As an additional group comparison, we examined if there is group difference in the average rating to the items 34 and 36 tapping on psychotic symptoms which were omitted from the factor analysis (see above). No group difference was observed (W = 657.00, BF10 = 0.39, p = 0.15).
To see whether the group difference was larger for Positive Emotional Effects than for Positive Holistic Effects, we ran repeated measures ANOVA with the positive effect type (Emotional vs. Holistic) as the repeated factor, which showed an interaction with group and the factor type (F = 35.39, p = 7.74E-8, BFincl > 100). That is, the group difference was larger for Positive Emotional Effects than for Positive Holistic Effects. Finally, to get a deeper insight into the experienced differences between the two medications, we conducted a non-planned analysis of the differences between the matched groups in ratings to all the questions from the final factor solution, summarized as a forest plot in Fig. 3. All items with means and standard deviations for the matched groups are summarized in Table 4.
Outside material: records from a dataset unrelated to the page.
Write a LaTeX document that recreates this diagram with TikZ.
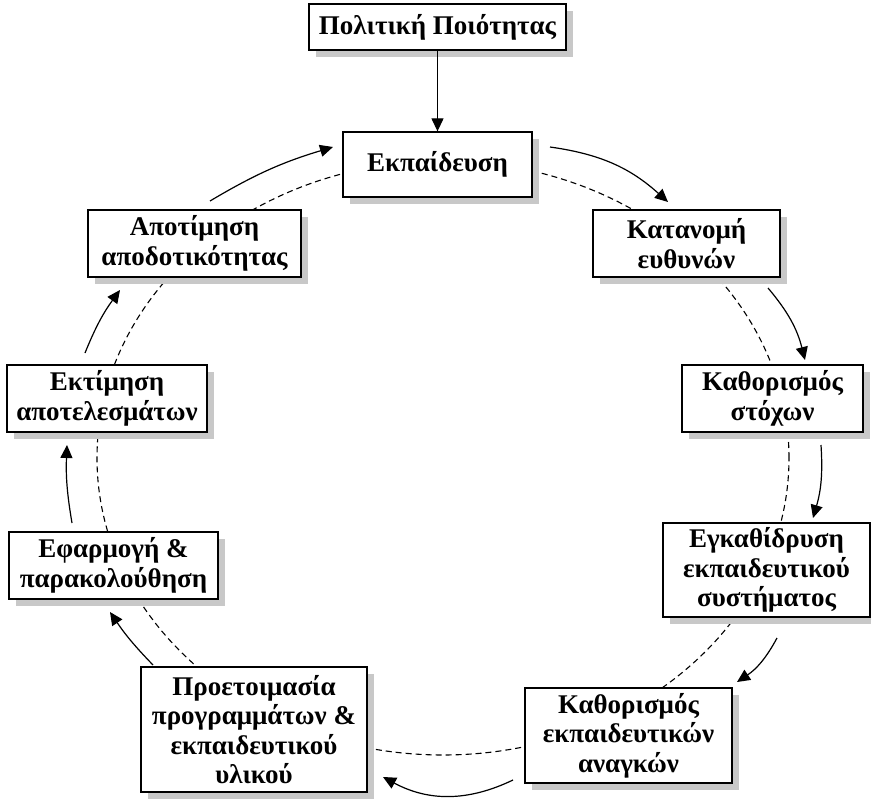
\documentclass[tikz,border=0pt]{standalone}
\usepackage{fontspec}
\setmainfont{Liberation Serif}
\usetikzlibrary{shadows,arrows.meta}
\definecolor{shadowgray}{RGB}{200,200,200}
\tikzset{
  box/.style={draw=black, line width=1.3pt, fill=white, align=center, inner sep=0pt,
    font=\fontsize{27}{29.5}\selectfont\bfseries,
    drop shadow={shadow xshift=7pt, shadow yshift=-7pt, fill=shadowgray, opacity=1}},
  arr/.style={line width=1.2pt, -{Triangle[length=13pt,width=12pt]}},
  ring/.style={line width=1.1pt, dash pattern=on 6pt off 4pt}
}
\begin{document}
\begin{tikzpicture}[x=1pt,y=-1pt]
\useasboundingbox (0,0) rectangle (871,800);
\fill[white] (0,0) rectangle (871,800);
\draw[ring] (443,458) ellipse [x radius=346pt, y radius=297pt];

\node[box, minimum width=257pt, minimum height=46pt] (pol) at (437.5,27) {Πολιτική Ποιότητας};
\node[box, minimum width=189pt, minimum height=65pt] (ekp) at (437.5,164.5) {Εκπαίδευση};
\node[box, minimum width=187pt, minimum height=67pt] (kat) at (686.5,243.5) {Κατανομή\\ευθυνών};
\node[box, minimum width=181pt, minimum height=67pt] (stox) at (772.5,398.5) {Καθορισμός\\στόχων};
\node[box, minimum width=207pt, minimum height=94pt] (egk) at (766.5,570) {Εγκαθίδρυση\\εκπαιδευτικού\\συστήματος};
\node[box, minimum width=207pt, minimum height=95pt] (anag) at (628.5,735.5) {Καθορισμός\\εκπαιδευτικών\\αναγκών};
\node[box, minimum width=226pt, minimum height=125pt] (proet) at (254,729.5) {Προετοιμασία\\προγραμμάτων \&\\εκπαιδευτικού\\υλικού};
\node[box, minimum width=209pt, minimum height=67pt] (efar) at (113.5,565.5) {Εφαρμογή \&\\παρακολούθηση};
\node[box, minimum width=200pt, minimum height=67pt] (ektim) at (107,398.5) {Εκτίμηση\\αποτελεσμάτων};
\node[box, minimum width=213pt, minimum height=67pt] (apot) at (194.5,243.5) {Αποτίμηση\\αποδοτικότητας};

\coordinate (s1) at (550,147); \coordinate (e1) at (668,202);
\coordinate (s2) at (768,288); \coordinate (e2) at (805,360);
\coordinate (s3) at (821,445); \coordinate (e3) at (813,518);
\coordinate (s4) at (777,638); \coordinate (e4) at (737,682);
\coordinate (s5) at (513,780); \coordinate (e5) at (383,777);
\coordinate (s6) at (153,665); \coordinate (e6) at (110,612);
\coordinate (s7) at (72,523);  \coordinate (e7) at (67,445);
\coordinate (s8) at (85,353);  \coordinate (e8) at (120,290);
\coordinate (s9) at (210,201); \coordinate (e9) at (333,147);

\draw[arr] (pol) -- (ekp);
\draw[arr] (s1) to[bend left=17] (e1);
\draw[arr] (s2) to[bend left=13] (e2);
\draw[arr] (s3) to[bend left=10] (e3);
\draw[arr] (s4) to[bend left=14] (e4);
\draw[arr] (s5) to[bend left=27] (e5);
\draw[arr] (s6) to[bend left=5] (e6);
\draw[arr] (s7) to[bend left=6] (e7);
\draw[arr] (s8) to[bend left=7] (e8);
\draw[arr] (s9) to[bend left=7] (e9);
\end{tikzpicture}
\end{document}
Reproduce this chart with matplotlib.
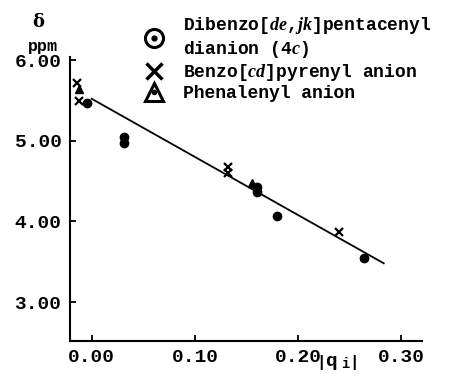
import matplotlib
matplotlib.use("Agg")
import matplotlib.pyplot as plt
from matplotlib.lines import Line2D

plt.rcParams['font.family'] = ['Liberation Mono', 'DejaVu Sans']
plt.rcParams['font.weight'] = 'bold'
plt.rcParams['mathtext.fontset'] = 'custom'
plt.rcParams['mathtext.rm'] = 'Liberation Mono:bold'
plt.rcParams['mathtext.it'] = 'Liberation Serif:italic'

# data
# Dibenzo[de,jk]pentacenyl dianion (4c)
dib_q = [-0.005, 0.031, 0.031, 0.160, 0.160, 0.180, 0.264]
dib_d = [5.47, 5.04, 4.97, 4.42, 4.36, 4.07, 3.55]
# Benzo[cd]pyrenyl anion
ben_q = [-0.014, -0.012, 0.132, 0.132, 0.240]
ben_d = [5.72, 5.49, 4.68, 4.60, 3.87]
# Phenalenyl anion
phe_q = [-0.012, 0.155]
phe_d = [5.64, 4.48]
# regression line
fit_q = [0.0, 0.283]
fit_d = [5.52, 3.48]

xticks = [0.0, 0.1, 0.2, 0.3]
yticks = [3.0, 4.0, 5.0, 6.0]

fig = plt.figure(figsize=(4.73, 3.78), dpi=100)
ax = fig.add_axes([0.148, 0.098, 0.744, 0.751])

ax.plot(fit_q, fit_d, color='black', lw=1.3)
ax.plot(dib_q, dib_d, 'o', color='black', ms=6)
ax.plot(ben_q, ben_d, 'x', color='black', ms=5.5, mew=1.6)
ax.plot(phe_q, phe_d, '^', color='black', ms=5.5)

ax.set_xlim(-0.021, 0.320)
ax.set_ylim(2.517, 6.037)
ax.set_xticks(xticks)
ax.set_xticklabels(['%.2f' % v for v in xticks])
ax.set_yticks(yticks)
ax.set_yticklabels(['%.2f' % v for v in yticks])
ax.tick_params(direction='in', length=4, width=1.3, labelsize=14, pad=6)
for s in ['top', 'right']:
    ax.spines[s].set_visible(False)
for s in ['left', 'bottom']:
    ax.spines[s].set_linewidth(1.5)

fig.text(0.080, 0.942, 'δ', fontsize=13, ha='center', va='center',
         family=['DejaVu Serif'])
fig.text(0.091, 0.877, 'ppm', fontsize=12, ha='center', va='center')
fig.text(0.712, 0.040, r'$\left|\mathrm{q}_{\ \mathrm{i}}\right|$', fontsize=14,
         ha='center', va='center')

# legend handles
h_circ = (Line2D([], [], ls='none', marker='o', ms=13, mfc='white',
                 mec='black', mew=2.2),
          Line2D([], [], ls='none', marker='o', ms=3.5, color='black'))
h_x = Line2D([], [], ls='none', marker='x', ms=11, mew=2.5, color='black')
h_tri = (Line2D([], [], ls='none', marker='^', ms=13, mfc='white',
                mec='black', mew=2.2),
         Line2D([], [], ls='none', marker='o', ms=3, color='black'))
labels = [r'Dibenzo[$de{,}jk$]pentacenyl' + '\n' + r'dianion ($4c$)',
          r'Benzo[$cd$]pyrenyl anion',
          'Phenalenyl anion']
fig.legend([h_circ, h_x, h_tri], labels, loc='upper left',
           bbox_to_anchor=(0.277, 0.993), frameon=False, fontsize=13,
           handlelength=1.2, handletextpad=1.0, labelspacing=0.1,
           borderaxespad=0.3)

fig.savefig('out.png', dpi=100)
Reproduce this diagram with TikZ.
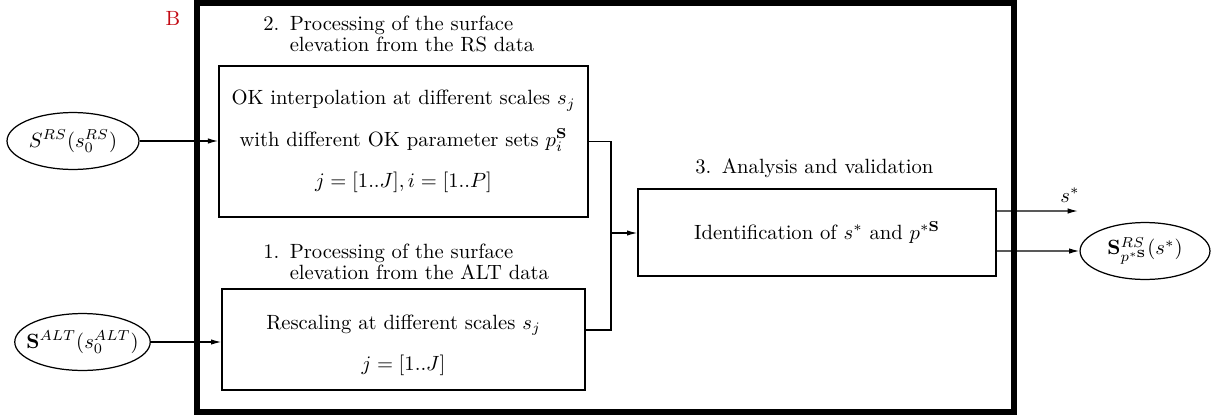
\documentclass[tikz,border=0pt]{standalone}
\usetikzlibrary{arrows.meta,shapes.geometric,calc}
\definecolor{bred}{RGB}{195,10,20}
\renewcommand{\arraystretch}{0.85}
\begin{document}
\begin{tikzpicture}[x=0.485pt,y=-0.485pt,
  box/.style={draw,line width=0.65pt,inner sep=0pt,align=center},
  oval/.style={draw,ellipse,line width=0.6pt,inner ysep=0pt,inner xsep=-4pt,minimum height=27.6pt},
  conn/.style={line width=0.6pt},
  arr/.style={conn,-{Latex[length=5pt,width=2.6pt]}},
  ttl/.style={anchor=base west,inner sep=0pt}]
\useasboundingbox (0,0) rectangle (1211,417);
\draw[line width=2.9pt] (197,3) rectangle (1014,412);
\node[text=bred] (lb) at (173,18) {B};

% titles
\node[ttl] (t2) at (263,30) {2.\enspace\begin{tabular}[t]{@{}l@{}}Processing of the surface\\ elevation from the RS data\end{tabular}};
\node[ttl] (t1) at (263,258) {1.\enspace\begin{tabular}[t]{@{}l@{}}Processing of the surface\\ elevation from the ALT data\end{tabular}};
\node[ttl] (t3) at (695,173) {3.\enspace Analysis and validation};

% boxes
\node[box,minimum width=179pt,minimum height=73.2pt] (box2) at (403.5,141.5)
  {OK interpolation at different scales $s_j$\\[8pt] with different OK parameter sets $p_i^{\mathbf{S}}$\\[8pt] $j=[1..J], i=[1..P]$};
\node[box,minimum width=176pt,minimum height=49pt] (box1) at (403.5,339.5)
  {\rule{0pt}{12.5pt}Rescaling at different scales $s_j$\\[8pt] $j=[1..J]$};
\node[box,minimum width=173.6pt,minimum height=42.2pt] (box3) at (817,232.5)
  {Identification of $s^*$ and $p^{*\mathbf{S}}$};

% ellipses
\node[oval,minimum width=64pt] (srs) at (73,141) {$S^{RS}(s_0^{RS})$};
\node[oval,minimum width=64.5pt] (salt) at (82.5,342) {$\mathbf{S}^{ALT}(s_0^{ALT})$};
\node[oval,minimum width=63pt] (out) at (1145,251) {$\mathbf{S}^{RS}_{p^{*\mathbf{S}}}(s^*)$};

% connectors
\draw[arr] (srs.east) -- (srs.east -| box2.west);
\draw[arr] (salt.east) -- (salt.east -| box1.west);
\coordinate (jn) at (611,233);
\draw[conn] (box2.east) -| (jn);
\draw[conn] ([yshift=4.6pt]box1.east) -| (jn);
\draw[arr] (jn) -- (jn -| box3.west);
\coordinate (sst) at (1078,211);
\draw[arr] ([yshift=10.4pt]box3.east) -- (sst);
\node (slab) at (1070,195) {$s^*$};
\draw[arr] ([yshift=-9pt]box3.east) -- (out.west);
\end{tikzpicture}
\end{document}
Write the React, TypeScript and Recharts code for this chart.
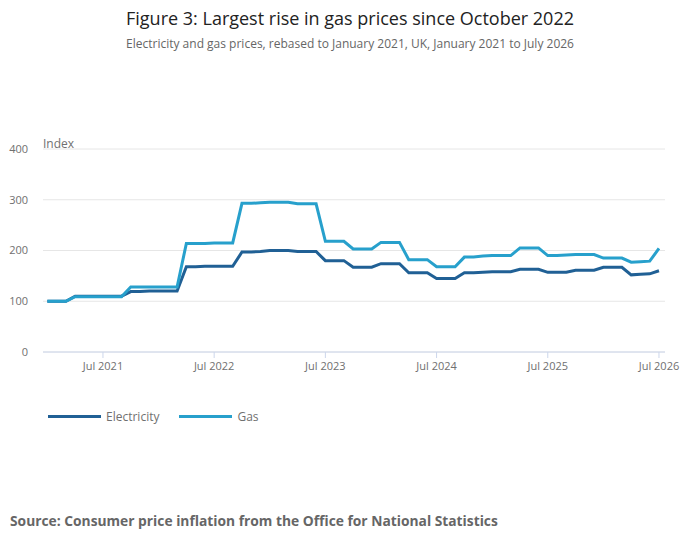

It could be argued that recent opioid use in the MC group and recent MC use in the opioid group is a confounding factor in the analysis. Thus, a post hoc analysis was run to investigate whether the main group effects remain after excluding those in the groups who had used the other medication (i.e., MC in the opioid group or opioids in the MC group) during the last week. Two in the opioid group and 12 in the MC group were thus excluded, resulting in sample sizes of n = 37 and n = 27, respectively. In line with the main analysis, this comparison showed that the two groups did not differ in terms of negative side effects (W = 584, BF10 = 0.58, pB = 0.77), but that the MC group showed higher ratings on the factors Positive Emotional (W = 135, BF10 = 542, pB = 2.11E-06) and Positive Holistic (W = 281, BF10 = 12, pB = 0.006).